L'ancien directeur du journal arabophone El Khabar Rezki Cherif s’est éteint, dans nuit de dimanche à lundi, à l’âge de 58 ans, des suites d'un arrêt cardiaque. Une disparition prématurée d’une grande plume qui a fortement ébranlé ses amis, ses collègues et ses confrères.
La presse algérienne est, une fois encore, en deuil. Après la disparition de Mouloud Achour puis de celle de Merzac Bagtache, c’est au tour de Cherif Rezki de tirer sa révérence. “C’est au quotidien Echaâb qu’il a fait ses premiers pas dans la presse, et moi j’étais à l’hebdomadaire El Adhouaa.
L’idée de fonder le premier journal arabophone de la presse privée est venue à l’ouverture démocratique dans la fin des années 80 et la naissance de la presse privée”, se rémémore Smati Zahreddine, P-DG et cofondateur du journal El-Khabar. Très affecté par la disparition de son ami de longue date, Smati Zahreddine est revenu sur la période difficile du lancement du journal.
“Il avait relevé le défi ! C’était un bosseur, en plus d’avoir beaucoup de valeurs humaines”, témoigne-t-il. “C’était une personne très dynamique avec qui nous avons beaucoup appris. Un homme à principes. C’est quelqu’un qui défendait les valeurs justes en plus d’être très honnête”, ajoute-t-il. Kamal Djouzi, membre du conseil d’administration d’El Khabar, a qualifié Cherif Rezki de “bosseur”, fort d’“une vision idéaliste de la conception de la presse algérienne”, mais aussi d’“électron libre”. Ancien dirigeant, lui aussi, du journal El Khabar, M. Djouzi a rappelé les pressions exercées par le pouvoir pendant toute la période où Rezki Cherif était à la tête d’El Khabar. “Ses réactions à ces provocations ont marqué plus d’un”, dit-il.

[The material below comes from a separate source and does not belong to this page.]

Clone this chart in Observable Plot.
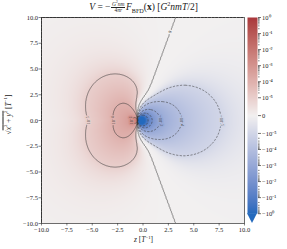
<!DOCTYPE html>
<html><head><meta charset="utf-8">
<script src="https://cdn.jsdelivr.net/npm/d3@7"></script>
<script src="https://cdn.jsdelivr.net/npm/@observablehq/plot@0.6"></script>
<style>
body{margin:0;background:#fff;}
#wrap{position:relative;width:287px;height:249px;overflow:hidden;font-family:"Liberation Serif",serif;color:#222;}
#wrap > div{position:absolute;}
#title{left:0;width:287px;top:2px;text-align:center;font-size:9.5px;white-space:nowrap;line-height:10px;}
.frac{display:inline-block;vertical-align:middle;text-align:center;font-size:5.5px;line-height:5px;margin:0 1px;}
.frac .n{display:block;border-bottom:0.5px solid #222;padding:0 0.5px;}
.frac .d{display:block;}
sup,sub{font-size:65%;line-height:0;}
#xlab{left:0;width:287px;top:235px;text-align:center;font-size:7.5px;}
#ylab{left:-42px;top:110px;width:100px;text-align:center;font-size:7.5px;transform:rotate(-90deg);transform-origin:50% 50%;}
.ol{text-decoration:overline;}
</style></head><body><div id="wrap"></div>
<script>
// ---------------- values ----------------
const xTicks = [-10, -7.5, -5, -2.5, 0, 2.5, 5, 7.5, 10];
const yTicks = [-10, -7.5, -5, -2.5, 0, 2.5, 5, 7.5, 10];
const contourNeg = [-1e-1, -1e-2, -1e-3, -1e-4, -1e-5];
const contourPos = [0, 1e-5, 1e-4, 1e-3];
const labelNeg = [-1e-3, -1e-4, -1e-5];
const labelNegText = ["−10⁻³", "−10⁻⁴", "−10⁻⁵"];
const labelPos = [1e-5, 1e-4, 1e-3];
const labelPosText = ["10⁻⁵", "10⁻⁴", "10⁻³"];
const cbTicks = [1, 1e-1, 1e-2, 1e-3, 1e-4, 1e-5, 0, -1e-5, -1e-4, -1e-3, -1e-2, -1e-1, -1];
const cbLabels = ["10⁰", "10⁻¹", "10⁻²", "10⁻³", "10⁻⁴", "10⁻⁵", "0", "−10⁻⁵", "−10⁻⁴", "−10⁻³", "−10⁻²", "−10⁻¹", "−10⁰"];
const linThresh = 1e-5;
// where contours cross the z axis (rho = 0)
const pinchZ = -0.55;
const blueAxisZ = [0.5, 0.9, 1.7, 3.8, 7.7];
const blueAxisLog = [-1, -2, -3, -4, -5];
const redAxisZ = [-1.1, -2.9, -5.4];
const redAxisLog = [-3, -4, -5];
// zero contour: far-field direction cosine and bend radius
const zeroCos = 0.35, zeroR0 = 2.2;
const redBlunt = 0.35, redBulge = 0.25, redR0 = 2.5;
const vlag = ["#2369bd", "#f2f0f0", "#a9373b"];

// ---------------- field model ----------------
function profile(D, L, u) {
  const lu = Math.log10(u);
  const ld = D.map(Math.log10);
  let i = 0;
  if (lu <= ld[0]) i = 0;
  else if (lu >= ld[ld.length - 1]) i = ld.length - 2;
  else { while (lu > ld[i + 1]) i++; }
  const s = (L[i + 1] - L[i]) / (ld[i + 1] - ld[i]);
  return Math.pow(10, L[i] + s * (lu - ld[i]));
}
const Db = blueAxisZ.map(z => z - pinchZ);
const Dr = redAxisZ.map(z => pinchZ - z);
function field(z, rho) {
  const dz = z - pinchZ, dr = Math.abs(rho);
  const r = Math.hypot(dz, dr);
  if (r < 1e-6) return -1;
  const c = dz / r;
  const c0 = zeroCos * (1 - Math.exp(-Math.pow(r / zeroR0, 3)));
  if (c > c0) {
    const p = (c - c0) / (1 - c0);
    return -Math.min(1, profile(Db, blueAxisLog, r / p));
  } else {
    const th = Math.acos(Math.max(-1, c)), th0 = Math.acos(c0);
    const t = (th - th0) / (Math.PI - th0);
    const w = 1 - Math.exp(-Math.pow(r / redR0, 2));
    const sn = Math.sin(Math.PI * t / 2);
    const q = (1 - w) * sn + w * Math.pow(sn, redBlunt) * (1 + redBulge * Math.sin(Math.PI * t));
    if (q <= 1e-9) return 0;
    return Math.min(1, profile(Dr, redAxisLog, r / q));
  }
}
const linW = 1 / (1 - 0.1);
function symT(v) {
  const a = Math.abs(v);
  const t = a <= linThresh ? a / linThresh * linW : linW + Math.log10(a / linThresh);
  return Math.sign(v) * t;
}
const T = symT(1);
const colorOpt = {type: "linear", domain: [-T, T], interpolate: d3.piecewise(d3.interpolateLab, vlag)};
const tf = (x, y) => symT(field(x, y));

function findZ(level, rho, a, b) {
  let fa = field(a, rho) - level;
  for (let k = 0; k < 60; k++) {
    const m = (a + b) / 2, fm = field(m, rho) - level;
    if ((fm > 0) === (fa > 0)) { a = m; fa = fm; } else b = m;
  }
  return (a + b) / 2;
}
const labels = [
  ...labelPos.map((v, i) => ({z: findZ(v, 0, -10, pinchZ - 1e-3), rho: 0, text: labelPosText[i], v: symT(v), rot: -90})),
  ...labelNeg.map((v, i) => ({z: findZ(v, 0, pinchZ + 1e-3, 10), rho: 0, text: labelNegText[i], v: symT(v), rot: 90})),
  {z: findZ(0, 8.6, pinchZ, 10), rho: 8.6, text: "0", v: 0, rot: -69}
];
const fmt = d => (d < 0 ? "−" : "") + Math.abs(d).toFixed(1);

const main = Plot.plot({
  width: 287, height: 249,
  marginLeft: 41, marginRight: 43, marginTop: 17, marginBottom: 26,
  style: {fontFamily: "Liberation Serif", fontSize: "6.5px", color: "#222", background: "transparent"},
  x: {domain: [-10, 10], label: null},
  y: {domain: [-10, 10], label: null},
  color: colorOpt,
  marks: [
    Plot.raster({fill: tf, x1: -10, x2: 10, y1: -10, y2: 10, pixelSize: 1}),
    Plot.contour({value: tf, x1: -10, x2: 10, y1: -10, y2: 10, pixelSize: 0.5, thresholds: contourNeg.map(symT), fill: "none", stroke: "#3a3a3a", strokeWidth: 0.6, strokeDasharray: "2.2,1.4", clip: true}),
    Plot.contour({value: tf, x1: -10, x2: 10, y1: -10, y2: 10, pixelSize: 0.5, thresholds: contourPos.map(symT), fill: "none", stroke: "#3a3a3a", strokeWidth: 0.6, clip: true}),
    Plot.text(labels, {x: "z", y: "rho", text: "text", rotate: "rot", fill: "#333", stroke: "v", strokeWidth: 2.5, fontSize: 4.5}),
    Plot.frame({stroke: "#333", strokeWidth: 0.7}),
    Plot.axisX({ticks: xTicks, tickFormat: fmt, tickSize: 2.5, tickPadding: 1, stroke: "#333", strokeWidth: 0.6, label: null}),
    Plot.axisY({ticks: yTicks, tickFormat: fmt, tickSize: 2.5, tickPadding: 1, stroke: "#333", strokeWidth: 0.6, label: null})
  ]
});

const ext = (9.8 / 196) * 2 * T;
const minor = [];
for (let k = -5; k <= -1; k++) for (let m = 2; m <= 9; m++) { minor.push(symT(m * 10 ** k)); minor.push(symT(-m * 10 ** k)); }
const cbPos = cbTicks.map(symT);
const cbMap = new Map(cbPos.map((p, i) => [p, cbLabels[i]]));
const cb = Plot.plot({
  width: 40, height: 249,
  marginLeft: 0, marginRight: 30, marginTop: 17, marginBottom: 26,
  style: {fontFamily: "Liberation Serif", fontSize: "6.5px", color: "#222", background: "transparent", overflow: "visible"},
  x: {domain: [0, 1], axis: null},
  y: {domain: [-T - ext, T], axis: null, label: null},
  color: colorOpt,
  marks: [
    Plot.raster({fill: (x, y) => y, x1: 0, x2: 1, y1: -T, y2: T, pixelSize: 1}),
    Plot.areaY([{x: 0, a: -T, b: -T}, {x: 0.5, a: -T - ext, b: -T}, {x: 1, a: -T, b: -T}], {x: "x", y1: "a", y2: "b", fill: -T}),
    Plot.axisY({anchor: "right", ticks: minor, tickSize: 1.6, text: null, stroke: "#111", strokeWidth: 0.5, label: null}),
    Plot.axisY({anchor: "right", ticks: cbPos, tickFormat: d => cbMap.get(d), tickSize: 3, tickPadding: 1.5, stroke: "#111", strokeWidth: 0.6, label: null})
  ]
});

const wrap = document.getElementById("wrap");
const d1 = document.createElement("div"); d1.style.left = "0px"; d1.style.top = "0px"; d1.appendChild(main); wrap.appendChild(d1);
const d2 = document.createElement("div"); d2.style.left = "247px"; d2.style.top = "0px"; d2.appendChild(cb); wrap.appendChild(d2);
wrap.insertAdjacentHTML("beforeend",
  `<div id="title"><i>V</i> = −<span class="frac"><span class="n"><i>G</i><sup>2</sup><i>nm</i></span><span class="d">4<i>πr</i></span></span><i>F</i><sub>BFD</sub>(<b>x</b>) [<i>G</i><sup>2</sup><i>nmT</i>/2]</div>
   <div id="xlab"><i>z</i> [<i>T</i><sup>−1</sup>]</div>
   <div id="ylab">√<span class="ol"><i>x</i><sup>2</sup> + <i>y</i><sup>2</sup></span> [<i>T</i><sup>−1</sup>]</div>`);
</script>
</body></html>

De son côté, Ahmed Baghali, rédacteur en chef d’El Khabar, n’a pas tari d’éloges sur son ancien directeur en le présentant comme un “homme courageux”. Et il sait de quoi il parle lui qui a travaillé avec Cherif Rezki pendant cinq années très difficiles en raison de ce qu’il a appelé “l’épisode Grine”. Le souvenir qu’il a gardé de Cherif Rezki ? “Une personne rigoureuse”, se rappelle-t-il. Et à Baghali de raconter un trait de personnalité du défunt : “Ceux qui ne connaissaient pas Cherif Rezki penseront, peut-être, que le mois le plus difficile pour lui est le ramadhan, surtout que c’était un fumeur et quelqu’un de nerveux. Mais à chaque jeûne, c’était la paix pour nous car il devenait, paradoxalement, très calme.” Ses collègues n’ont pas oublié de souligner que Cherif Rezki était un grand amateur de football.

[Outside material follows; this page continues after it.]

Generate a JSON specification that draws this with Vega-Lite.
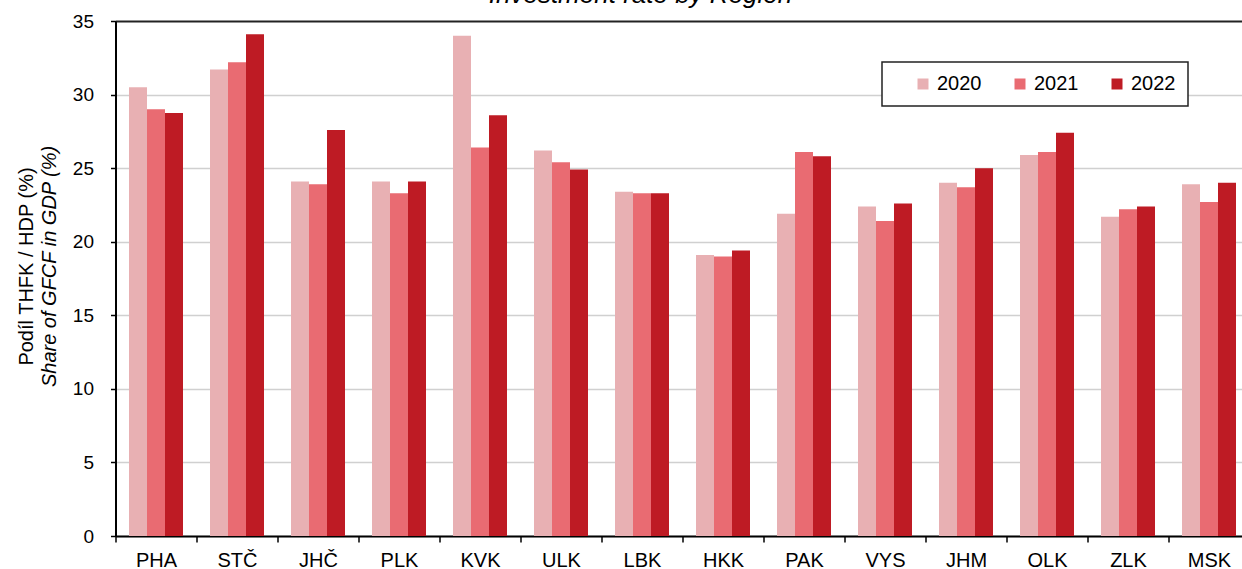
{
  "$schema": "https://vega.github.io/schema/vega-lite/v6.json",
  "width": 1134,
  "height": 515,
  "autosize": {"type": "none"},
  "padding": {"left": 115.5, "top": 21, "right": -8, "bottom": 33},
  "title": {"text": "Investment rate by Region", "font": "Liberation Sans", "fontSize": 26, "fontStyle": "italic", "fontWeight": "normal", "color": "#000", "anchor": "middle", "frame": "group", "dx": -42, "offset": 4},
  "config": {
    "font": "Liberation Sans",
    "view": {"stroke": null},
    "legend": {"strokeWidth": 1.5}
  },
  "data": {"values": [
    {"region": "PHA", "year": "2020", "value": 30.5}, {"region": "PHA", "year": "2021", "value": 29.0}, {"region": "PHA", "year": "2022", "value": 28.75},
    {"region": "STČ", "year": "2020", "value": 31.7}, {"region": "STČ", "year": "2021", "value": 32.2}, {"region": "STČ", "year": "2022", "value": 34.1},
    {"region": "JHČ", "year": "2020", "value": 24.1}, {"region": "JHČ", "year": "2021", "value": 23.9}, {"region": "JHČ", "year": "2022", "value": 27.6},
    {"region": "PLK", "year": "2020", "value": 24.1}, {"region": "PLK", "year": "2021", "value": 23.3}, {"region": "PLK", "year": "2022", "value": 24.1},
    {"region": "KVK", "year": "2020", "value": 34.0}, {"region": "KVK", "year": "2021", "value": 26.4}, {"region": "KVK", "year": "2022", "value": 28.6},
    {"region": "ULK", "year": "2020", "value": 26.2}, {"region": "ULK", "year": "2021", "value": 25.4}, {"region": "ULK", "year": "2022", "value": 24.9},
    {"region": "LBK", "year": "2020", "value": 23.4}, {"region": "LBK", "year": "2021", "value": 23.3}, {"region": "LBK", "year": "2022", "value": 23.3},
    {"region": "HKK", "year": "2020", "value": 19.1}, {"region": "HKK", "year": "2021", "value": 19.0}, {"region": "HKK", "year": "2022", "value": 19.4},
    {"region": "PAK", "year": "2020", "value": 21.9}, {"region": "PAK", "year": "2021", "value": 26.1}, {"region": "PAK", "year": "2022", "value": 25.8},
    {"region": "VYS", "year": "2020", "value": 22.4}, {"region": "VYS", "year": "2021", "value": 21.4}, {"region": "VYS", "year": "2022", "value": 22.6},
    {"region": "JHM", "year": "2020", "value": 24.0}, {"region": "JHM", "year": "2021", "value": 23.7}, {"region": "JHM", "year": "2022", "value": 25.0},
    {"region": "OLK", "year": "2020", "value": 25.9}, {"region": "OLK", "year": "2021", "value": 26.1}, {"region": "OLK", "year": "2022", "value": 27.4},
    {"region": "ZLK", "year": "2020", "value": 21.7}, {"region": "ZLK", "year": "2021", "value": 22.2}, {"region": "ZLK", "year": "2022", "value": 22.4},
    {"region": "MSK", "year": "2020", "value": 23.9}, {"region": "MSK", "year": "2021", "value": 22.7}, {"region": "MSK", "year": "2022", "value": 24.0}
  ]},
  "layer": [
    {
      "mark": {"type": "bar"},
      "encoding": {
        "x": {"field": "region", "type": "nominal", "sort": null,
          "scale": {"paddingInner": 0, "paddingOuter": 0},
          "axis": {"title": null, "labelAngle": 0, "tickBand": "extent", "labelFont": "Liberation Sans", "labelFontSize": 20, "labelColor": "#000", "tickColor": "#000", "tickSize": 6, "tickWidth": 1.5, "domainColor": "#000", "domainWidth": 2, "labelPadding": 8, "grid": false}},
        "y": {"field": "value", "type": "quantitative",
          "scale": {"domain": [0, 35], "nice": false},
          "axis": {"values": [0, 5, 10, 15, 20, 25, 30, 35], "title": "Share of GFCF in GDP (%)", "titleFont": "Liberation Sans", "titleFontStyle": "italic", "titleFontWeight": "normal", "titleFontSize": 20, "titleColor": "#000", "titlePadding": 13, "titleY": 245, "labelFont": "Liberation Sans", "labelFontSize": 19, "labelColor": "#000", "labelPadding": 17, "tickSize": 5, "tickColor": "#000", "tickWidth": 1.5,
            "gridColor": {"condition": {"test": "datum.value === 35", "value": "#222"}, "value": "#d0d0d0"},
            "gridWidth": {"condition": {"test": "datum.value === 35", "value": 2}, "value": 1.5},
            "domainColor": "#000", "domainWidth": 2}},
        "xOffset": {"field": "year", "type": "nominal", "scale": {"paddingInner": 0, "paddingOuter": 0.75}},
        "color": {"field": "year", "type": "nominal",
          "scale": {"domain": ["2020", "2021", "2022"], "range": ["#E8B0B3", "#E96B72", "#BE1B24"]},
          "legend": {"title": null, "orient": "none", "legendX": 766.5, "legendY": 41, "direction": "horizontal", "strokeColor": "#222", "fillColor": "#fff", "padding": 12, "symbolType": "square", "symbolSize": 121, "symbolStrokeWidth": 0, "labelFont": "Liberation Sans", "labelFontSize": 20, "labelColor": "#000", "columnPadding": 9, "labelOffset": 4, "symbolOffset": 19}}
      }
    },
    {
      "mark": {"type": "point", "opacity": 0},
      "encoding": {
        "x": {"field": "region", "type": "nominal", "sort": null},
        "y": {"field": "value", "type": "quantitative",
          "axis": {"orient": "left", "title": "Podíl THFK / HDP (%)", "titleFont": "Liberation Sans", "titleFontWeight": "normal", "titleFontSize": 20, "titleColor": "#000", "titlePadding": 79, "titleY": 245, "labels": false, "ticks": false, "domain": false, "grid": false}}
      }
    }
  ],
  "resolve": {"axis": {"y": "independent"}}
}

“Il pouvait se tromper sur tout sauf sur les noms des joueurs ou les résultats des matchs !”, se rappelle l’un d’eux. Mohamed Amarouche, directeur de l’administration générale d’El Khabar, a également été bouleversé par la nouvelle. “Nous avons fait l’université ensemble avant de rejoindre la presse en 1985, où nous travaillions à la rubrique sportive. C’était un ami intime, nous ne nous sommes jamais séparés. Même pendant le Hirak, nous marchions ensemble”, nous dit-il, avant d’ajouter : “C’était quelqu’un d’authentique et de droit qui ne badinait jamais avec ses principes.”
Le journaliste Hamid Ghomrassa a, lui aussi, rendu un grand hommage à son ancien “patron’’, en le qualifiant de “grand professionnel, correct et engagé” qui “s'est battu avec courage et dignité durant sa carrière de journaliste, mais aussi du temps où il était responsable du quotidien El Khabar”, dit-il. Sur les réseaux sociaux, de nombreux confrères et amis lui ont rendu un vibrant hommage. “Quelle triste nouvelle !”, lâche l’écrivain et journaliste Lazhari Labter sur son compte Facebook.
Ahmed Cheniki, journaliste et chercheur universitaire, a exprimé sa tristesse, non sans porter au pinacle le grand professionnalisme de Cherif Rezki qu’il a présenté comme un journaliste qui “ne confondait pas ses engagements politiques et sociaux avec l’écriture journalistique qui exige de la distance avec les faits, les êtres et les événements. Il usait d'un style d'une grande clarté et d'une extrême fluidité, ne s'empêchant pas quelque trait d'humour et un brin de dérision”.